There are a full 3 written works from the 1600s mentioning Sampe. Amazing, right? When you think about how littered our world is with recordings of selfies, etc. An entire society, Native Americans in the Northeast, figured out how to use corn as a staple of their diet, and we have a total of 3 European written observations to rely on.
So I’m puzzled, because it appears from these writings that Sampe (which may come from a Wampanoag word that may have meant something like “to soak”) may have originally been corn processed by nixtamalization, a process where corn is soaked (boiled) in Alkaline water to make it more digestible and nutritious. Specifically, this process creates a vitamin we call B3 (Niacin) which is really important for nutrition. Nixtamazliation is THE technology that was responsible for the development of societies in the mesoamericas.
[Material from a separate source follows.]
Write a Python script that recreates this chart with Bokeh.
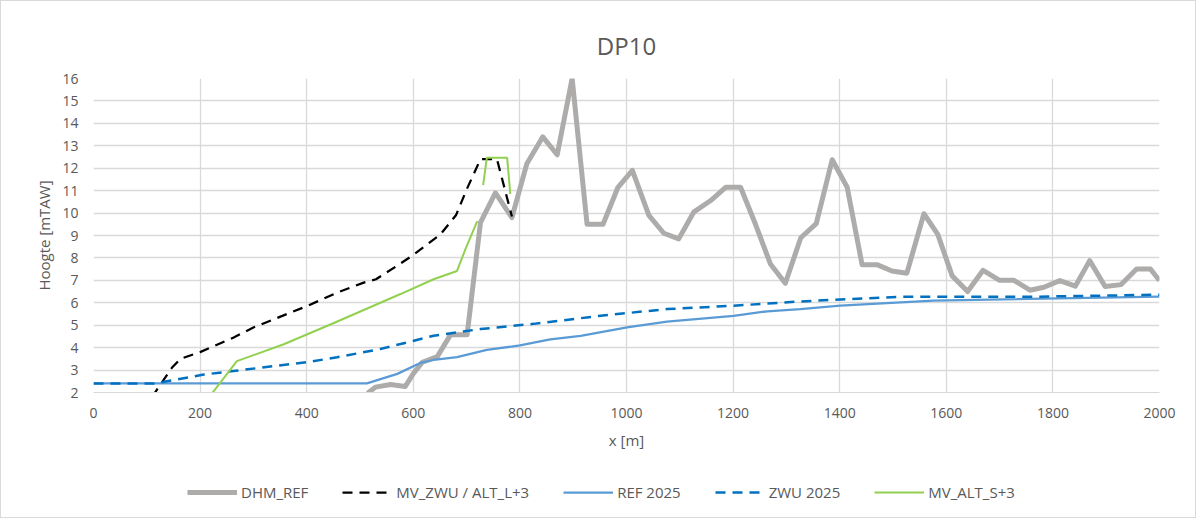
import math
from bokeh.plotting import figure
from bokeh.models import Range1d, Legend, LegendItem, FixedTicker
from bokeh.layouts import column
from bokeh.embed import file_html
from bokeh.resources import INLINE

nan = float("nan")

# DHM_REF
dhm_x = [500, 516, 529, 557, 585, 600, 617, 645, 670, 701, 726, 754, 785, 813, 843, 870, 898, 926, 956, 984,
         1011, 1042, 1070, 1098, 1126, 1158, 1186, 1214, 1242, 1270, 1298, 1327, 1356, 1386, 1414, 1442, 1470,
         1498, 1526, 1558, 1584, 1611, 1640, 1669, 1700, 1727, 1757, 1783, 1813, 1842, 1869, 1898, 1928, 1957,
         1983, 2000]
dhm_y = [1.2, 2.0, 2.24, 2.36, 2.27, 2.84, 3.35, 3.6, 4.58, 4.58, 9.57, 10.9, 9.8, 12.2, 13.4, 12.6, 16.0, 9.5,
         9.5, 11.15, 11.9, 9.9, 9.1, 8.85, 10.04, 10.56, 11.15, 11.15, 9.5, 7.73, 6.87, 8.9, 9.53, 12.38, 11.15,
         7.7, 7.7, 7.42, 7.32, 9.97, 9.05, 7.2, 6.5, 7.45, 7.0, 7.0, 6.56, 6.69, 6.99, 6.74, 7.88, 6.73, 6.81,
         7.51, 7.51, 6.99]

# MV_ZWU / ALT_L+3
mv_x = [110, 120, 147, 163, 200, 263, 300, 400, 457, 507, 530, 576, 601, 651, 680, 701, 726, 757, 785]
mv_y = [1.8, 2.16, 3.1, 3.5, 3.8, 4.45, 4.9, 5.85, 6.45, 6.9, 7.05, 7.75, 8.15, 9.05, 9.9, 11.1, 12.4, 12.4, 9.85]

# REF 2025
ref_x = [0, 513, 570, 613, 638, 682, 738, 800, 857, 914, 1001, 1076, 1201, 1264, 1326, 1401, 1576, 2000]
ref_y = [2.41, 2.41, 2.83, 3.32, 3.45, 3.58, 3.9, 4.1, 4.37, 4.52, 4.9, 5.16, 5.42, 5.62, 5.72, 5.87, 6.1, 6.28]

# ZWU 2025
zwu_x = [0, 113, 207, 400, 457, 538, 576, 601, 638, 726, 826, 951, 1076, 1201, 1326, 1514, 1764, 2000]
zwu_y = [2.4, 2.4, 2.8, 3.35, 3.57, 3.94, 4.16, 4.31, 4.53, 4.83, 5.06, 5.42, 5.72, 5.87, 6.06, 6.27, 6.27, 6.36]

# MV_ALT_S+3
alt_x = [222, 269, 357, 451, 576, 638, 682, 698, 720, nan, 731, 738, 776, 782]
alt_y = [1.95, 3.4, 4.15, 5.1, 6.39, 7.05, 7.42, 8.4, 9.64, nan, 11.25, 12.47, 12.47, 10.85]

series_names = ["DHM_REF", "MV_ZWU / ALT_L+3", "REF 2025", "ZWU 2025", "MV_ALT_S+3"]
x_ticks = [0, 200, 400, 600, 800, 1000, 1200, 1400, 1600, 1800, 2000]
y_ticks = list(range(2, 17))

FONT = "Open Sans"
TXT = "#595959"
GRID = "#d9d9d9"

styles = [
    dict(line_color="#AEABAB", line_width=5, line_join="round"),
    dict(line_color="black", line_width=2.25, line_dash="10 7"),
    dict(line_color="#5B9BD5", line_width=2.25),
    dict(line_color="#0070C0", line_width=2.5, line_dash="10 7"),
    dict(line_color="#92D050", line_width=2),
]
data = [(dhm_x, dhm_y), (mv_x, mv_y), (ref_x, ref_y), (zwu_x, zwu_y), (alt_x, alt_y)]

p = figure(width=1194, height=460, output_backend="svg", toolbar_location=None,
           x_range=Range1d(0, 2000), y_range=Range1d(2, 16),
           min_border_left=92, min_border_right=36, min_border_top=77, min_border_bottom=69,
           title="DP10")

p.title.align = "center"
p.title.text_font = FONT
p.title.text_font_size = "24px"
p.title.text_font_style = "normal"
p.title.text_color = TXT
p.title.standoff = 34

p.outline_line_color = None
p.xgrid.ticker = FixedTicker(ticks=x_ticks)
p.ygrid.ticker = FixedTicker(ticks=y_ticks)
p.xgrid.grid_line_color = GRID
p.ygrid.grid_line_color = GRID
p.xgrid.grid_line_width = 1.3
p.ygrid.grid_line_width = 1.3

p.xaxis.ticker = FixedTicker(ticks=x_ticks)
p.yaxis.ticker = FixedTicker(ticks=y_ticks)
for ax in (p.xaxis[0], p.yaxis[0]):
    ax.major_tick_out = 0
    ax.major_tick_in = 0
    ax.minor_tick_out = 0
    ax.minor_tick_in = 0
    ax.major_label_text_font = FONT
    ax.major_label_text_font_size = "14px"
    ax.major_label_text_color = TXT
    ax.axis_label_text_font = FONT
    ax.axis_label_text_font_size = "15px"
    ax.axis_label_text_font_style = "normal"
    ax.axis_label_text_color = TXT
p.xaxis.axis_line_color = GRID
p.yaxis.axis_line_color = None
p.xaxis.major_label_standoff = 15
p.yaxis.major_label_standoff = 15
p.xaxis.axis_label = "x [m]"
p.yaxis.axis_label = "Hoogte [mTAW]"
p.xaxis.axis_label_standoff = 9
p.yaxis.axis_label_standoff = 5

for (xs, ys), st in zip(data, styles):
    p.line(xs, ys, **st)

# legend strip below the chart (same series, kept out of its view; only the legend shows)
pl = figure(width=1194, height=56, output_backend="svg", toolbar_location=None,
            x_range=Range1d(0, 2000), y_range=Range1d(100, 101),
            x_axis_location=None, y_axis_location=None,
            min_border=0)
pl.outline_line_color = None
pl.xgrid.visible = False
pl.ygrid.visible = False
items = []
for name, (xs, ys), st in zip(series_names, data, styles):
    r = pl.line(xs, ys, **st)
    items.append(LegendItem(label=name, renderers=[r]))

legend = Legend(items=items, orientation="horizontal", location=(94, 15))
legend.padding = 0
legend.margin = 0
legend.spacing = 34
legend.glyph_width = 50
legend.glyph_height = 20
legend.label_standoff = 4
legend.label_text_font = FONT
legend.label_text_font_size = "15px"
legend.label_text_color = TXT
legend.border_line_alpha = 0
legend.background_fill_alpha = 0
pl.add_layout(legend, "center")

layout = column(p, pl, spacing=0)
layout.styles = {"border": "1px solid #d9d9d9"}

open("out.html", "w").write(file_html(layout, INLINE))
But the Sampe I have from Plimoth is not treated. So I’ve been looking into it, and while I haven’t really found an answer, I have discovered that nixtamalization was definitely known and used in the Northeast United States. That’s amazing! I never knew that. Think Hominey, think Masa. Well native cultures here in New England used the same stuff! They used ash from burning wood. I wonder why that food is absent from our diet? In the South there is a little, at least they know the word Hominy. And down in Mexico, central, and South America there is a ton (masa and derivatives).
Any food historians out there that know more about this?